= Fernando Díaz (count in Lantarón and Cerezo) =

Fernando Díaz (fl. 917–924) was the count and tenente of Lantarón and Cerezo on the eastern frontier of the Kingdom of León in 923–24. He was a son of Diego Rodríguez, count of Castile.

There is a document dated 28 March 913 which records that King Vermudo was reigning in León and Fernando Díaz in Lantarón. Unfortunately, the date on the document is impossible, since Vermudo II was not king at that time and the count of Lantarón, known from other documents, was Gonzalo Téllez. The historian Gonzalo Martínez Díez has suggested the date should be corrected to 923 and the king to Ordoño II.
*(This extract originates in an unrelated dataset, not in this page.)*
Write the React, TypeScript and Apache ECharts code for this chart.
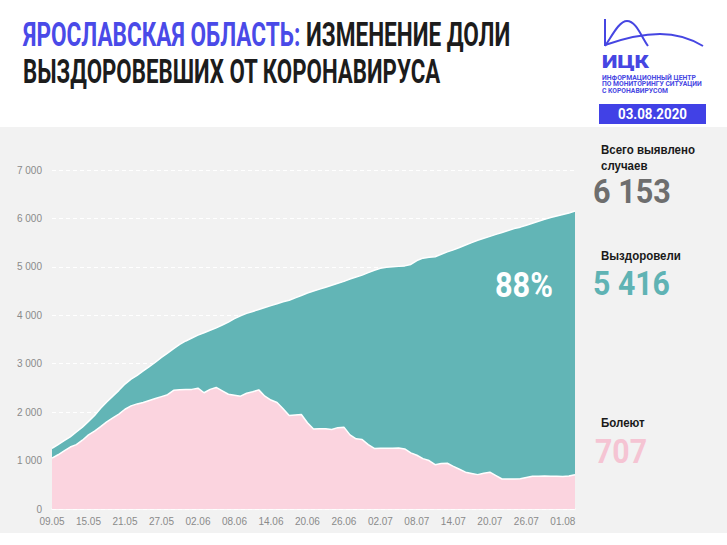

In 917, after the death of Count Gonzalo Fernández of Castile, a count named Fernando appears governing Castile. This may have been Fernando Díaz, who was active around the same time in the neighbouring region of Álava, or possibly Fernando Ansúrez I, who was certainly count of Castile at a later date. In January 918, Fernando Díaz was in the city of León, where he signed a document in the cathedral as Fredinandus Didazi comes ("Fernando, son of Diego, count"), without specifying his county.

Fernando had at least two brothers: Gómez Díaz, alférez of Count Fernán González of Castile, and Gonzalo Díaz.